Schlossberg à l'hôtel Sackmann
« Baiersbronn-Schwarzenberg: la gloire des Sackmann »
Il est le modeste de Baiersbronn, cette commune gastronomique qui cumule les hôtels de luxe et les étoiles. Mais à côté des glorieux Bareiss et Traube Tonbach, qui contiennent tous deux un restaurant trois étoiles, Jörg Sackmann en détient deux, depuis l’an passé, au restaurant Schlossberg, caché avec disrétion sous sa façade en crépi barré de noir, de tradition. Sa soeur accueille avec gentillesse, tandis que son fiston Daniel la relaie à la réception et au service. La maison fait un joli dédale depuis la terrasse jusqu’aux diverses salles intérieures et les salons.
Bien sûr, l’hôtel familial modernisé, coincé entre la route et la rivière de la Murg, avec les rochers et la forêt comme voisins, c’est aussi un spa ultra moderne dédié aux soins par les herbes, plus un restaurant de pensionnaires soigné, ainsi qu’une table régionale et rustique chic (Anita Stube), dédiée aux plats d’ici. Mais ce qui motive ici le voyage gourmet depuis la France, c’est bien sûr ce Schlossberg deux fois étoilé.
La salle, un brin kitsch, avec ses recoins confortables, dans les tons jaunes, a du charme, le service de la prestance, le maître d’hôtel-sommelier est à son affaire pour vous proposer les jolis vins du moment et de la région (le pinot blanc d’Alexander Laible à Durbach, le surprenant pinot noir 2003 de Bernhard Huber à Malterdingen, propre à rivaliser avec un grand côtes de Nuits), histoire d’accompagner une cuisine fine, subtile, créative, frisant parfois le gadget, mais sachant retomber sur ses pieds.

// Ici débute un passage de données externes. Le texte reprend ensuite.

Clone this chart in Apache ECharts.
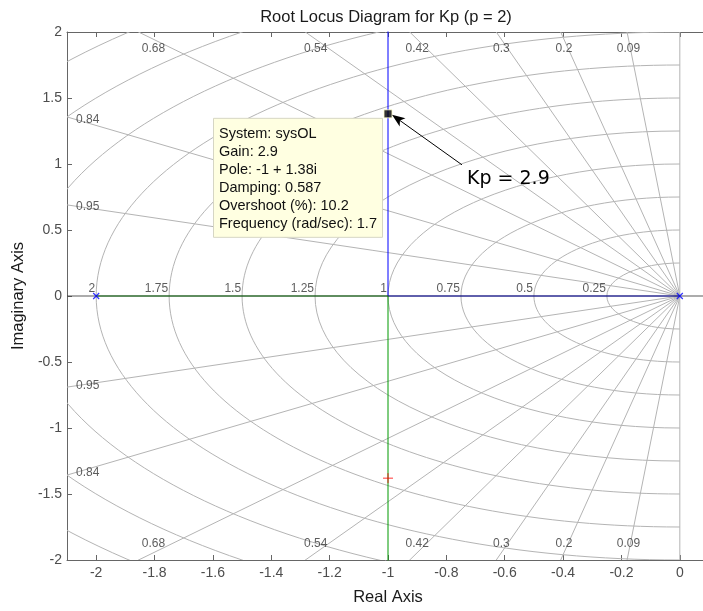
<!DOCTYPE html>
<html><head><meta charset="utf-8">
<script src="https://cdn.jsdelivr.net/npm/echarts@6/dist/echarts.min.js"></script>
<style>html,body{margin:0;padding:0;background:#fff}#c{width:703px;height:611px}</style>
</head><body><div id="c"></div>
<script>
// ---- data ----
const xTicks = [-2, -1.8, -1.6, -1.4, -1.2, -1, -0.8, -0.6, -0.4, -0.2, 0];
const yTicks = [-2, -1.5, -1, -0.5, 0, 0.5, 1, 1.5, 2];
const openLoopPoles = [[-2, 0], [0, 0]];
const branchBlue = [[0, 0], [-1, 0], [-1, 3]];
const branchGreen = [[-2, 0], [-1, 0], [-1, -3]];
const selectedPole = [-1, 1.38];
const conjugatePole = [-1, -1.38];
const dampingValues = [0.95, 0.84, 0.68, 0.54, 0.42, 0.3, 0.2, 0.09];
const dampingTopLabels = ['0.68', '0.54', '0.42', '0.3', '0.2', '0.09'];
const dampingSideLabels = ['0.95', '0.84'];
const freqValues = [0.25, 0.5, 0.75, 1, 1.25, 1.5, 1.75, 2, 2.25, 2.5, 2.75];
const freqLabels = ['2', '1.75', '1.5', '1.25', '1', '0.75', '0.5', '0.25'];
const datatipLines = ['System: sysOL', 'Gain: 2.9', 'Pole: -1 + 1.38i', 'Damping: 0.587', 'Overshoot (%): 10.2', 'Frequency (rad/sec): 1.7'];
const annotationText = 'Kp = 2.9';
const titleText = 'Root Locus Diagram for Kp (p = 2)';

const FONT = 'Liberation Sans, Arial, Helvetica, sans-serif';
const AX = '#666666';
const GRID = '#b4b4b4';

const chart = echarts.init(document.getElementById('c'), null, {renderer: 'canvas'});

const labelTopY = 1.945;
const labelSideX = -2.069;
const topLabelData = [];
dampingTopLabels.forEach(s => {
  const z = +s; const k = Math.sqrt(1 - z * z);
  topLabelData.push({value: [-labelTopY * z / k, labelTopY, s], label: {offset: [0, 9]}});
  topLabelData.push({value: [-labelTopY * z / k, -labelTopY, s], label: {offset: [0, -9]}});
});
const sideLabelData = [];
dampingSideLabels.forEach(s => {
  const z = +s; const k = Math.sqrt(1 - z * z);
  sideLabelData.push([labelSideX, -labelSideX * k / z, s]);
  sideLabelData.push([labelSideX, labelSideX * k / z, s]);
});
const freqLabelData = freqLabels.map(s => [-(+s), 0, s]);

const option = {
  animation: false,
  backgroundColor: '#ffffff',
  grid: {left: 67, top: 32, right: -6, bottom: 51, containLabel: false, outerBoundsMode: 'none'},
  xAxis: [{
    type: 'value', position: 'bottom', min: -2.1, max: 0.1,
    axisLine: {show: true, onZero: false, lineStyle: {color: AX, width: 1}},
    axisTick: {show: true, inside: true, length: 5, customValues: xTicks, lineStyle: {color: AX}},
    axisLabel: {show: true, customValues: xTicks, fontSize: 14, color: '#4d4d4d', margin: 6, fontFamily: FONT,
      formatter: v => String(Math.round(v * 10) / 10)},
    splitLine: {show: false},
    name: 'Real Axis', nameLocation: 'middle', nameGap: 29,
    nameTextStyle: {fontSize: 16.5, color: '#1a1a1a', fontFamily: FONT}
  }, {
    type: 'value', position: 'top', min: -2.1, max: 0.1,
    axisLine: {show: true, onZero: false, lineStyle: {color: AX, width: 1}},
    axisTick: {show: true, inside: true, length: 5, customValues: xTicks, lineStyle: {color: AX}},
    axisLabel: {show: false},
    splitLine: {show: false}
  }],
  yAxis: [{
    type: 'value', position: 'left', min: -2, max: 2, interval: 0.5,
    axisLine: {show: true, onZero: false, lineStyle: {color: AX, width: 1}},
    axisTick: {show: true, inside: true, length: 5, lineStyle: {color: AX}},
    axisLabel: {show: true, fontSize: 14, color: '#4d4d4d', margin: 5, fontFamily: FONT,
      formatter: v => String(v)},
    splitLine: {show: false},
    name: 'Imaginary Axis', nameLocation: 'middle', nameGap: 39,
    nameTextStyle: {fontSize: 16.5, color: '#1a1a1a', fontFamily: FONT}
  }, {
    type: 'value', position: 'right', min: -2, max: 2, interval: 0.5,
    axisLine: {show: true, onZero: false, lineStyle: {color: AX, width: 1}},
    axisTick: {show: true, inside: true, length: 5, lineStyle: {color: AX}},
    axisLabel: {show: false},
    splitLine: {show: false}
  }],
  series: [
    // natural-frequency circles (left half), drawn through the axis scales
    {
      type: 'custom', clip: true, silent: true, z: 1,
      encode: {x: 0, y: 1},
      data: freqValues.map(v => [0, 0, v]),
      renderItem: (params, api) => {
        const r = api.value(2);
        const c = api.coord([0, 0]);
        const s = api.size([r, r]);
        const rx = s[0], ry = s[1], k = 0.5523;
        const st = {stroke: GRID, fill: null, lineWidth: 1};
        return {type: 'group', children: [
          {type: 'bezierCurve', shape: {x1: c[0], y1: c[1] - ry, cpx1: c[0] - k * rx, cpy1: c[1] - ry,
            cpx2: c[0] - rx, cpy2: c[1] - k * ry, x2: c[0] - rx, y2: c[1]}, style: st},
          {type: 'bezierCurve', shape: {x1: c[0] - rx, y1: c[1], cpx1: c[0] - rx, cpy1: c[1] + k * ry,
            cpx2: c[0] - k * rx, cpy2: c[1] + ry, x2: c[0], y2: c[1] + ry}, style: st}
        ]};
      }
    },
    // damping rays
    {
      type: 'custom', clip: true, silent: true, z: 1,
      encode: {x: 0, y: 1},
      data: dampingValues.map(z => [0, 0, z]),
      renderItem: (params, api) => {
        const z = api.value(2);
        const w = Math.sqrt(1 - z * z);
        const c = api.coord([0, 0]);
        const pu = api.coord([-4 * z, 4 * w]);
        const pl = api.coord([-4 * z, -4 * w]);
        const st = {stroke: GRID, lineWidth: 1};
        return {type: 'group', children: [
          {type: 'line', shape: {x1: c[0], y1: c[1], x2: pu[0], y2: pu[1]}, style: st},
          {type: 'line', shape: {x1: c[0], y1: c[1], x2: pl[0], y2: pl[1]}, style: st}
        ]};
      }
    },
    // imaginary axis grid line
    {type: 'line', data: [[0, -2], [0, 2]], symbol: 'none', silent: true, z: 1,
      lineStyle: {color: GRID, width: 1}},
    // locus branches
    {type: 'line', data: branchBlue, symbol: 'none', z: 3, lineStyle: {color: '#0000ff', width: 1}},
    {type: 'line', data: branchGreen, symbol: 'none', z: 3, lineStyle: {color: '#009900', width: 1}},
    // real axis line
    {type: 'line', data: [[-2.1, 0], [0.1, 0]], symbol: 'none', silent: true, z: 4,
      lineStyle: {color: '#303030', width: 1, opacity: 0.8}},
    // open loop poles
    {type: 'scatter', data: openLoopPoles, z: 5, symbol: 'path://M0 0L10 10M10 0L0 10', symbolSize: 6,
      itemStyle: {color: 'rgba(0,0,0,0)', borderColor: '#0000ff', borderWidth: 1.2}},
    // closed loop pole marker
    {type: 'scatter', data: [conjugatePole], z: 5, symbol: 'path://M5 0L5 10M0 5L10 5', symbolSize: 10,
      itemStyle: {color: 'rgba(0,0,0,0)', borderColor: '#ff0000', borderWidth: 1}},
    // datatip marker
    {type: 'scatter', data: [selectedPole], z: 6, symbol: 'rect', symbolSize: 8,
      itemStyle: {color: '#000000', borderColor: '#ffffcc', borderWidth: 1}},
    // damping labels
    {type: 'scatter', data: topLabelData, symbolSize: 0, silent: true, z: 2,
      label: {show: true, position: 'inside', formatter: p => p.value[2], fontSize: 12, color: '#333', fontFamily: FONT}},
    {type: 'scatter', data: sideLabelData, symbolSize: 0, silent: true, z: 2,
      label: {show: true, position: 'right', distance: 0, formatter: p => p.value[2], fontSize: 12, color: '#333', fontFamily: FONT}},
    // frequency labels
    {type: 'scatter', data: freqLabelData, symbolSize: 0, silent: true, z: 2,
      label: {show: true, position: 'inside', align: 'right', verticalAlign: 'bottom', offset: [-1, -1],
        formatter: p => p.value[2], fontSize: 12, color: '#333', fontFamily: FONT}}
  ]
};
chart.setOption(option);

// annotations anchored on the selected pole
const p = chart.convertToPixel({gridIndex: 0}, selectedPole);
const lft = chart.convertToPixel({gridIndex: 0}, [-2.1, 0])[0];
const rgt = chart.convertToPixel({gridIndex: 0}, [0.1, 0])[0];
const mx = p[0], my = p[1];
const boxL = mx - 175, boxT = my + 4, boxW = 169, boxH = 119;
const g = [];
g.push({type: 'text', x: (lft + rgt) / 2 - 2, y: 17, z: 10,
  style: {text: titleText, fontSize: 16.5, fontFamily: FONT, fill: '#1a1a1a', textAlign: 'center', textVerticalAlign: 'middle'}});
g.push({type: 'rect', shape: {x: boxL + 0.5, y: boxT + 0.5, width: boxW, height: boxH}, z: 10,
  style: {fill: '#ffffe1', stroke: '#d6d6c4', lineWidth: 1}});
datatipLines.forEach((t, i) => {
  g.push({type: 'text', x: boxL + 6, y: boxT + 16 + i * 18, z: 11,
    style: {text: t, fontSize: 14.5, fontFamily: FONT, fill: '#111', textAlign: 'left', textVerticalAlign: 'middle'}});
});
// arrow
const tip = [mx + 4, my + 1], tail = [mx + 74, my + 51];
const dx = tail[0] - tip[0], dy = tail[1] - tip[1], L = Math.hypot(dx, dy);
const ux = dx / L, uy = dy / L, px = -uy, py = ux;
const hl = 13, hw = 5;
g.push({type: 'line', shape: {x1: tip[0] + ux * 8, y1: tip[1] + uy * 8, x2: tail[0], y2: tail[1]}, z: 12,
  style: {stroke: '#000', lineWidth: 1}});
g.push({type: 'polygon', z: 12, shape: {points: [tip,
  [tip[0] + ux * hl + px * hw, tip[1] + uy * hl + py * hw],
  [tip[0] + ux * hl * 0.75, tip[1] + uy * hl * 0.75],
  [tip[0] + ux * hl - px * hw, tip[1] + uy * hl - py * hw]]}, style: {fill: '#000'}});
g.push({type: 'text', x: mx + 79, y: my + 65, z: 12,
  style: {text: annotationText, fontSize: 19, fontFamily: 'DejaVu Sans, sans-serif', fill: '#000', textAlign: 'left', textVerticalAlign: 'middle'}});
chart.setOption({graphic: g});
</script></body></html>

Jörg, qui a appris jadis le métier chez Eckart Witzgman à Munich, Maître à Berlin avec Henry Lévy, qui eut jadis ses deux étoioles, avant la chute du mur, le Brenner Park à Baden Baden, sans oublier le grand voisin Harald Wohlfhart à Traube-Tonbach, connaît la musique. Il est désormais relayé par son fils Nico, passé lui aussi chez les grands d’Allemagne (Wissler au Vendôme ou Elverfeld chez Aqua). D’où un duo en cuisine à la fois tonique, créatif, jouant les saveurs d’ici, d’ailleurs et même de très loin avec fougue et subtilité.
Des exemples de ce qu’on trouve là ? Les amuse-gueules subtils avec la tête de crevette frite, la peau de pommes de terre déshydratée à la crème de truffe (superbe!), l’anchois en croûte de parmesan et carottes, les huîtres Gillardeau au gel de yuzu, fruit de la passion, chocolat sauge ou encore les couteaux au filet de veau, ananas et émulsion daïkon. Tout cela est fou, certes, très exotique dans la Murgtal, mais délicieux.
On ajoute les « vrais » plats, comme le foie gras à la poire, scampi et pop corn, le sashimi de saumon aux épices et pamplemousse rose, les petits calamars (ou totènes) au rouget grondin et gnocchi de boudin comme la plus locale poitrine de porc mariée à l’anguille et au cresson de fontaine. On ajoute le risotto d’oursin, l’entrecôte dry aged roulée avec sauce gingembre-échalote plus chicorée braisée, piment et wasabi. Bref, de l’insolite, savoureux et savamment dominé.
La ronde des desserts rafraîchissants vient en final d’un menu dégustation comme une symphonie légère: glace au lait de chèvre et pudding de riz plus fraise, chocolat Araguani et glace citron-mélisse ou encore praliné à la rhubarbe caramélisée, sorbet basilic-concombre et crème d’amande. En issue, la tête tourne, on est ailleurs. Mais un « schnaps » de la Forêt Noire peut vous remettre les idées en place. Il faut découvrir vite le magicien Sackmann.